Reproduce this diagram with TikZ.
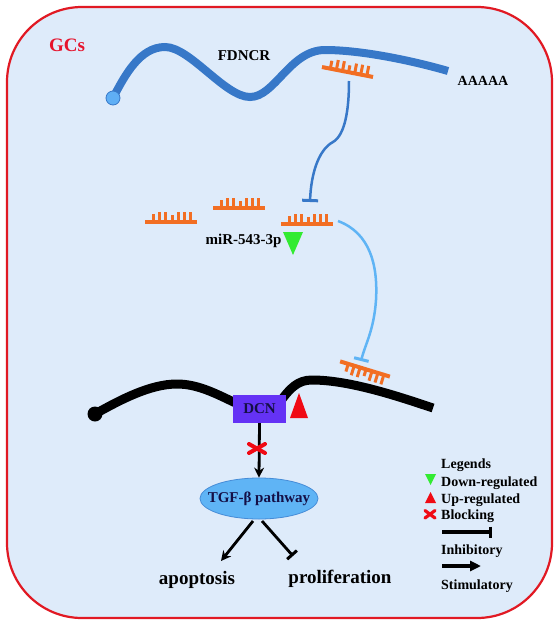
\documentclass[tikz,border=0pt]{standalone}
\usepackage{fontspec}
\setmainfont{Liberation Serif}
\usetikzlibrary{arrows.meta,shapes.geometric}
\definecolor{cellred}{RGB}{225,25,35}
\definecolor{gcred}{RGB}{230,20,45}
\definecolor{bgblue}{RGB}{222,235,250}
\definecolor{fdblue}{RGB}{55,120,200}
\definecolor{capblue}{RGB}{95,175,245}
\definecolor{orng}{RGB}{242,110,35}
\definecolor{lblue}{RGB}{95,180,245}
\definecolor{dgreen}{RGB}{50,235,50}
\definecolor{upred}{RGB}{240,10,20}
\definecolor{dcnpurple}{RGB}{100,50,245}
\definecolor{dcntext}{RGB}{20,15,70}
\definecolor{ellblue}{RGB}{95,180,245}
\definecolor{ellborder}{RGB}{70,140,215}
\newcommand{\myfs}[1]{\fontsize{#1}{#1}\selectfont\bfseries}
\tikzset{
  mirna/.pic={
    \fill[orng] (-26,-2) rectangle (26,2);
    \foreach \i/\h in {0/8,1/10,2/10,3/7,4/10,5/10,6/10}
      \fill[orng] ({-19+\i*6.2},0) rectangle ++(3,-\h);
  },
  mirnadown/.pic={
    \fill[orng] (-26,-2) rectangle (26,2);
    \foreach \i/\h in {0/8,1/10,2/10,3/7,4/10,5/10,6/10}
      \fill[orng] ({-19+\i*6.2},0) rectangle ++(3,\h);
  },
  lbl/.style={inner sep=0pt, font=\myfs{15}},
  leg/.style={inner sep=0pt, anchor=base west, font=\myfs{14}},
  blackline/.style={line width=2.8pt, black},
  legline/.style={line width=3.4pt, black},
  redx/.style={upred, line width=4pt, line cap=round},
}
\begin{document}
\begin{tikzpicture}[x=1pt,y=-1pt]
\useasboundingbox (0,0) rectangle (559,627);
\draw[draw=cellred, line width=2.2pt, fill=bgblue, rounded corners=75pt] (7,7) rectangle (552,618);
\node[inner sep=0pt, font=\myfs{19}, text=gcred] (gcs) at (67,45) {GCs};

% FDNCR lncRNA
\coordinate (f0) at (113,98);
\coordinate (f1) at (448,71);
\draw[fdblue, line width=8pt] (f0) .. controls (125,75) and (140,47) .. (165,47)
  .. controls (190,47) and (225,97) .. (250,97)
  .. controls (275,97) and (290,50) .. (325,50)
  .. controls (360,50) and (410,60) .. (f1);
\node[circle, fill=capblue, draw=fdblue, line width=0.8pt, minimum size=14pt, inner sep=0pt] (cap) at (f0) {};
\node[lbl] (fdncr) at (244,56) {FDNCR};
\node[lbl, font=\myfs{14}] (polya) at (483,81) {AAAAA};

% bound miRNA on FDNCR
\pic[rotate=-11] (mb) at (347.5,72) {mirna};

% inhibition FDNCR -> miRNA
\coordinate (i0) at (349,81);
\coordinate (i1) at (310,202);
\draw[fdblue, line width=2.5pt, -{Bar[width=16pt,line width=3pt]}] (i0)
  .. controls (349,110) and (345,135) .. (333,142)
  .. controls (318,150) and (311,175) .. (i1);

% free miRNAs
\pic (ma) at (171,222) {mirna};
\pic (mc) at (239,208) {mirna};
\pic (md) at (307,224) {mirna};
\node[lbl] (mirtxt) at (243.5,241) {miR-543-3p};
\fill[dgreen] (283,232) -- (303,232) -- (293,255) -- cycle;

% light blue inhibition miRNA -> DCN mRNA
\coordinate (l0) at (338,221);
\coordinate (l1) at (361,361);
\draw[lblue, line width=2.5pt, -{Bar[width=15pt,line width=3pt]}] (l0)
  .. controls (370,233) and (378,265) .. (376,300)
  .. controls (374,330) and (365,345) .. (l1);

% bound miRNA on DCN mRNA
\pic[rotate=-17] (me) at (365,369) {mirnadown};

% DCN mRNA
\coordinate (b0) at (95,414);
\coordinate (b1) at (433,408);
\draw[black, line width=9pt] (b0) .. controls (120,400) and (150,384) .. (177,384)
  .. controls (200,384) and (220,396) .. (240,405);
\draw[black, line width=9pt] (280,402) .. controls (290,388) and (298,380) .. (312,380)
  .. controls (350,380) and (400,397) .. (b1);
\fill[black] (b0) circle (7.5);
\node[fill=dcnpurple, minimum width=53pt, minimum height=28pt, inner sep=0pt, text=dcntext, font=\myfs{15}] (dcn) at (259.5,409) {DCN};
\fill[upred] (290,418) -- (308,418) -- (299,393) -- cycle;

% TGF-beta
\node[ellipse, fill=ellblue, draw=ellborder, line width=0.8pt, minimum width=118pt, minimum height=41pt, inner sep=0pt] (tgf) at (259,498.5) {};
\node[lbl, text=dcntext] (tgftxt) at (tgf) {TGF-β pathway};
\draw[blackline, -{Stealth[length=10pt,width=10pt]}] (dcn.south) -- (tgf.north);
\draw[redx] (249,444) -- (265,453);
\draw[redx] (249,453) -- (265,444);

\coordinate (e1) at (253,521);
\coordinate (e2) at (262,521);
\coordinate (apend) at (221,561);
\coordinate (prend) at (293,556);
\draw[blackline, -{Stealth[length=10pt,width=10pt]}] (e1) -- (apend);
\draw[blackline, -{Bar[width=13pt,line width=3pt]}] (e2) -- (prend);
\node[inner sep=0pt, font=\myfs{19}] (apop) at (197,580) {apoptosis};
\node[inner sep=0pt, font=\myfs{19}] (prol) at (340,579) {proliferation};

% Legend
\node[leg] (lg0) at (441,468) {Legends};
\node[leg] (lg1) at (441,486) {Down-regulated};
\node[leg] (lg2) at (441,503) {Up-regulated};
\node[leg] (lg3) at (441,519) {Blocking};
\node[leg] (lg4) at (441,554) {Inhibitory};
\node[leg] (lg5) at (441,589) {Stimulatory};
\fill[dgreen] (425,474) -- (436,474) -- (430.5,485) -- cycle;
\fill[upred] (425,503) -- (436,503) -- (430.5,492) -- cycle;
\draw[upred, line width=3.2pt, line cap=round] (425,510.5) -- (435,518);
\draw[upred, line width=3.2pt, line cap=round] (425,518) -- (435,510.5);
\coordinate (li0) at (442,532);
\coordinate (li1) at (492,532);
\draw[legline, -{Bar[width=11pt,line width=3pt]}] (li0) -- (li1);
\coordinate (ls0) at (442,566);
\coordinate (ls1) at (481,566);
\draw[legline, -{Triangle[length=11pt,width=10pt]}] (ls0) -- (ls1);
\end{tikzpicture}
\end{document}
■ ■ ■
Task directions:
Write the listing out a second time exactly, dropping all images.

Full output:
Reproduce this diagram with TikZ.
\documentclass[tikz,border=0pt]{standalone}
\usepackage{fontspec}
\setmainfont{Liberation Serif}
\usetikzlibrary{arrows.meta,shapes.geometric}
\definecolor{cellred}{RGB}{225,25,35}
\definecolor{gcred}{RGB}{230,20,45}
\definecolor{bgblue}{RGB}{222,235,250}
\definecolor{fdblue}{RGB}{55,120,200}
\definecolor{capblue}{RGB}{95,175,245}
\definecolor{orng}{RGB}{242,110,35}
\definecolor{lblue}{RGB}{95,180,245}
\definecolor{dgreen}{RGB}{50,235,50}
\definecolor{upred}{RGB}{240,10,20}
\definecolor{dcnpurple}{RGB}{100,50,245}
\definecolor{dcntext}{RGB}{20,15,70}
\definecolor{ellblue}{RGB}{95,180,245}
\definecolor{ellborder}{RGB}{70,140,215}
\newcommand{\myfs}[1]{\fontsize{#1}{#1}\selectfont\bfseries}
\tikzset{
  mirna/.pic={
    \fill[orng] (-26,-2) rectangle (26,2);
    \foreach \i/\h in {0/8,1/10,2/10,3/7,4/10,5/10,6/10}
      \fill[orng] ({-19+\i*6.2},0) rectangle ++(3,-\h);
  },
  mirnadown/.pic={
    \fill[orng] (-26,-2) rectangle (26,2);
    \foreach \i/\h in {0/8,1/10,2/10,3/7,4/10,5/10,6/10}
      \fill[orng] ({-19+\i*6.2},0) rectangle ++(3,\h);
  },
  lbl/.style={inner sep=0pt, font=\myfs{15}},
  leg/.style={inner sep=0pt, anchor=base west, font=\myfs{14}},
  blackline/.style={line width=2.8pt, black},
  legline/.style={line width=3.4pt, black},
  redx/.style={upred, line width=4pt, line cap=round},
}
\begin{document}
\begin{tikzpicture}[x=1pt,y=-1pt]
\useasboundingbox (0,0) rectangle (559,627);
\draw[draw=cellred, line width=2.2pt, fill=bgblue, rounded corners=75pt] (7,7) rectangle (552,618);
\node[inner sep=0pt, font=\myfs{19}, text=gcred] (gcs) at (67,45) {GCs};

% FDNCR lncRNA
\coordinate (f0) at (113,98);
\coordinate (f1) at (448,71);
\draw[fdblue, line width=8pt] (f0) .. controls (125,75) and (140,47) .. (165,47)
  .. controls (190,47) and (225,97) .. (250,97)
  .. controls (275,97) and (290,50) .. (325,50)
  .. controls (360,50) and (410,60) .. (f1);
\node[circle, fill=capblue, draw=fdblue, line width=0.8pt, minimum size=14pt, inner sep=0pt] (cap) at (f0) {};
\node[lbl] (fdncr) at (244,56) {FDNCR};
\node[lbl, font=\myfs{14}] (polya) at (483,81) {AAAAA};

% bound miRNA on FDNCR
\pic[rotate=-11] (mb) at (347.5,72) {mirna};

% inhibition FDNCR -> miRNA
\coordinate (i0) at (349,81);
\coordinate (i1) at (310,202);
\draw[fdblue, line width=2.5pt, -{Bar[width=16pt,line width=3pt]}] (i0)
  .. controls (349,110) and (345,135) .. (333,142)
  .. controls (318,150) and (311,175) .. (i1);

% free miRNAs
\pic (ma) at (171,222) {mirna};
\pic (mc) at (239,208) {mirna};
\pic (md) at (307,224) {mirna};
\node[lbl] (mirtxt) at (243.5,241) {miR-543-3p};
\fill[dgreen] (283,232) -- (303,232) -- (293,255) -- cycle;

% light blue inhibition miRNA -> DCN mRNA
\coordinate (l0) at (338,221);
\coordinate (l1) at (361,361);
\draw[lblue, line width=2.5pt, -{Bar[width=15pt,line width=3pt]}] (l0)
  .. controls (370,233) and (378,265) .. (376,300)
  .. controls (374,330) and (365,345) .. (l1);

% bound miRNA on DCN mRNA
\pic[rotate=-17] (me) at (365,369) {mirnadown};

% DCN mRNA
\coordinate (b0) at (95,414);
\coordinate (b1) at (433,408);
\draw[black, line width=9pt] (b0) .. controls (120,400) and (150,384) .. (177,384)
  .. controls (200,384) and (220,396) .. (240,405);
\draw[black, line width=9pt] (280,402) .. controls (290,388) and (298,380) .. (312,380)
  .. controls (350,380) and (400,397) .. (b1);
\fill[black] (b0) circle (7.5);
\node[fill=dcnpurple, minimum width=53pt, minimum height=28pt, inner sep=0pt, text=dcntext, font=\myfs{15}] (dcn) at (259.5,409) {DCN};
\fill[upred] (290,418) -- (308,418) -- (299,393) -- cycle;

% TGF-beta
\node[ellipse, fill=ellblue, draw=ellborder, line width=0.8pt, minimum width=118pt, minimum height=41pt, inner sep=0pt] (tgf) at (259,498.5) {};
\node[lbl, text=dcntext] (tgftxt) at (tgf) {TGF-β pathway};
\draw[blackline, -{Stealth[length=10pt,width=10pt]}] (dcn.south) -- (tgf.north);
\draw[redx] (249,444) -- (265,453);
\draw[redx] (249,453) -- (265,444);

\coordinate (e1) at (253,521);
\coordinate (e2) at (262,521);
\coordinate (apend) at (221,561);
\coordinate (prend) at (293,556);
\draw[blackline, -{Stealth[length=10pt,width=10pt]}] (e1) -- (apend);
\draw[blackline, -{Bar[width=13pt,line width=3pt]}] (e2) -- (prend);
\node[inner sep=0pt, font=\myfs{19}] (apop) at (197,580) {apoptosis};
\node[inner sep=0pt, font=\myfs{19}] (prol) at (340,579) {proliferation};

% Legend
\node[leg] (lg0) at (441,468) {Legends};
\node[leg] (lg1) at (441,486) {Down-regulated};
\node[leg] (lg2) at (441,503) {Up-regulated};
\node[leg] (lg3) at (441,519) {Blocking};
\node[leg] (lg4) at (441,554) {Inhibitory};
\node[leg] (lg5) at (441,589) {Stimulatory};
\fill[dgreen] (425,474) -- (436,474) -- (430.5,485) -- cycle;
\fill[upred] (425,503) -- (436,503) -- (430.5,492) -- cycle;
\draw[upred, line width=3.2pt, line cap=round] (425,510.5) -- (435,518);
\draw[upred, line width=3.2pt, line cap=round] (425,518) -- (435,510.5);
\coordinate (li0) at (442,532);
\coordinate (li1) at (492,532);
\draw[legline, -{Bar[width=11pt,line width=3pt]}] (li0) -- (li1);
\coordinate (ls0) at (442,566);
\coordinate (ls1) at (481,566);
\draw[legline, -{Triangle[length=11pt,width=10pt]}] (ls0) -- (ls1);
\end{tikzpicture}
\end{document}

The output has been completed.